As I had mentioned in my last blog post, one of the things I’d like to do before I’m 30 is read 40 books. I decided I want to document each book I read in a running list that can be easily referenced whenever. For that reason, this post will have a permanent spot in my Education section under ‘Books’.
So, how am I choosing which books to read?
I wrote down probably close to 80 book titles that I’ve been wanting to read and put them in a jar to be randomly picked out when it’s time for a new book. I color coded them, partially because I’ll use any excuse to color code something, and also in case I’m in the mood to read a particular genre.

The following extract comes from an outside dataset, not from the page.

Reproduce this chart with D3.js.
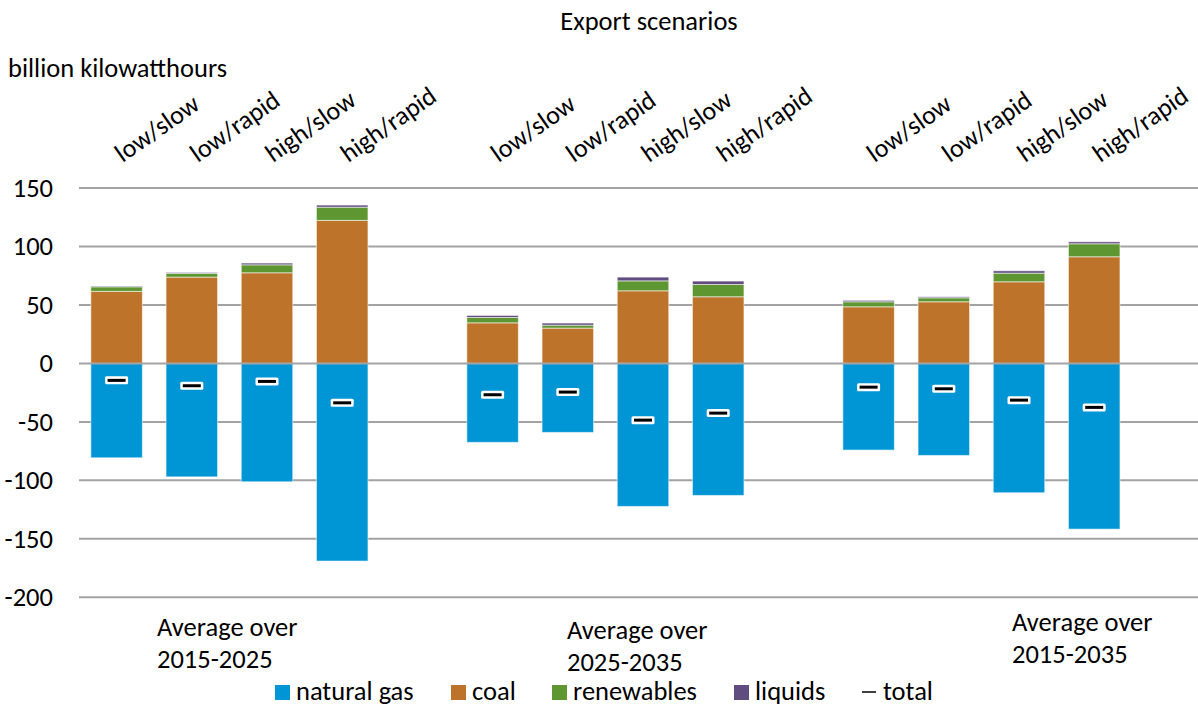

I’m going to do my best to read whichever book I draw because I’m having the mindset that if I pulled it, there’s a reason I’m supposed to read it.
1. Anything by Jennie Allen Ironically, I had recently purchased this book because I felt like I needed it and it ended up being my first selection. This book is the account of the author giving her life to God’s will, praying and vowing that she’ll do anything he wants her to do. I don’t identify with any single religion, but I do believe in a higher power. As someone wanting to open myself up to that power, I found this book to be intriguing and inspiring. I believe there are many of us out there that want to fulfill our purpose on this earth. However, I think that desire comes with clauses. Most of us, especially in America, are so accustomed to comfort, safety, and security that our ‘anything’ is more like ‘anything but giving up material possessions and jeopardizing comfort and safety’. We forget that those things are luxuries and privileges not a guarantee or a right. Additionally, we don’t want to depart from what the author calls our scrapbook – our hopes, dreams, goals, and visions we have for our life. Yet, if we believe in a higher power, particularly God, is that really what we’re supposed to have? As it was pointed out in the book, several believers during Biblical times weren’t awarded an easy and comfortable life for obeying God. (I’m definitely not an expert on this topic, though.) What hit me for the first time was realizing that Jesus was willing to sacrifice himself and his life to fulfill God’s will. As a non-Christian, but believer in God, this spoke to me. Peace isn’t necessarily meant to be lived on Earth, it’s really the reward in the afterlife for living in accordance with God’s plan. I had recently told my mom that I didn’t think God’s plan for us is meant to keep us comfortable. Rather, I believe living it out is going to require us to stretch, grow, and be uncomfortable. I think that we all have the ability to serve our purposes, but they might not come with the amount of recognition or global impact that we would like in order to make the sacrifices we could potentially be asked to make.
2. The Lakota Way by Joseph M. Marshall III I’ve had this book on my shelf for years and I can confidently say it’ll be there as a staple for years to come. This book’s main focus is on character using Native American stories and events to magnify things like humility, perseverance, respect, honor, love, sacrifice, truth, compassion, bravery, fortitude, generosity, and wisdom. Unfortunately, I misplaced the notes I made for this book, but two main things are standing out to me as I think back on it. I found the respect had for the earth and those who inhabit it to be thought provoking and endearing. It really makes me think about how things have changed and how little appreciation we have for the earth, its creatures, and how we can be provided for by nature solely. Another thing that surprised me was the Lakota mentality towards battle and bravery. It was seen as braver and more courageous to touch a live opposing warrior in battle than it was to kill him. Adding to that, conflicts were often used as an opportunity for men to show their bravery and courage rather than it being about winning, killing, or even an issue between tribes. Of course, deaths did occur in the process, but I found this fascinating and quite the opposite of what history books prefer to teach.
3. Animal, Vegetable, Miracle by Barbara Kingsolver Dare I say that this might be one of my favorite books of all time? Although, a little more opinionated or slightly political in places than I’d like, this book was excellent! It documents a family’s move from Arizona to Virginia in order to pursue a year of eating seasonally and locally. It’s thought provoking, informative, comforting, and amusing all in one. Probably the most fascinating part to me was learning how much human influence during turkey reproduction has interfered with a turkey’s innate ability to mate and raise young. The book as a whole was very eye-opening to our food industry and what we’ve adopted as normal that couldn’t be further from it. If you’re interested in food, cooking, gardening, environmental issues, or any similar topics, I highly recommend this book.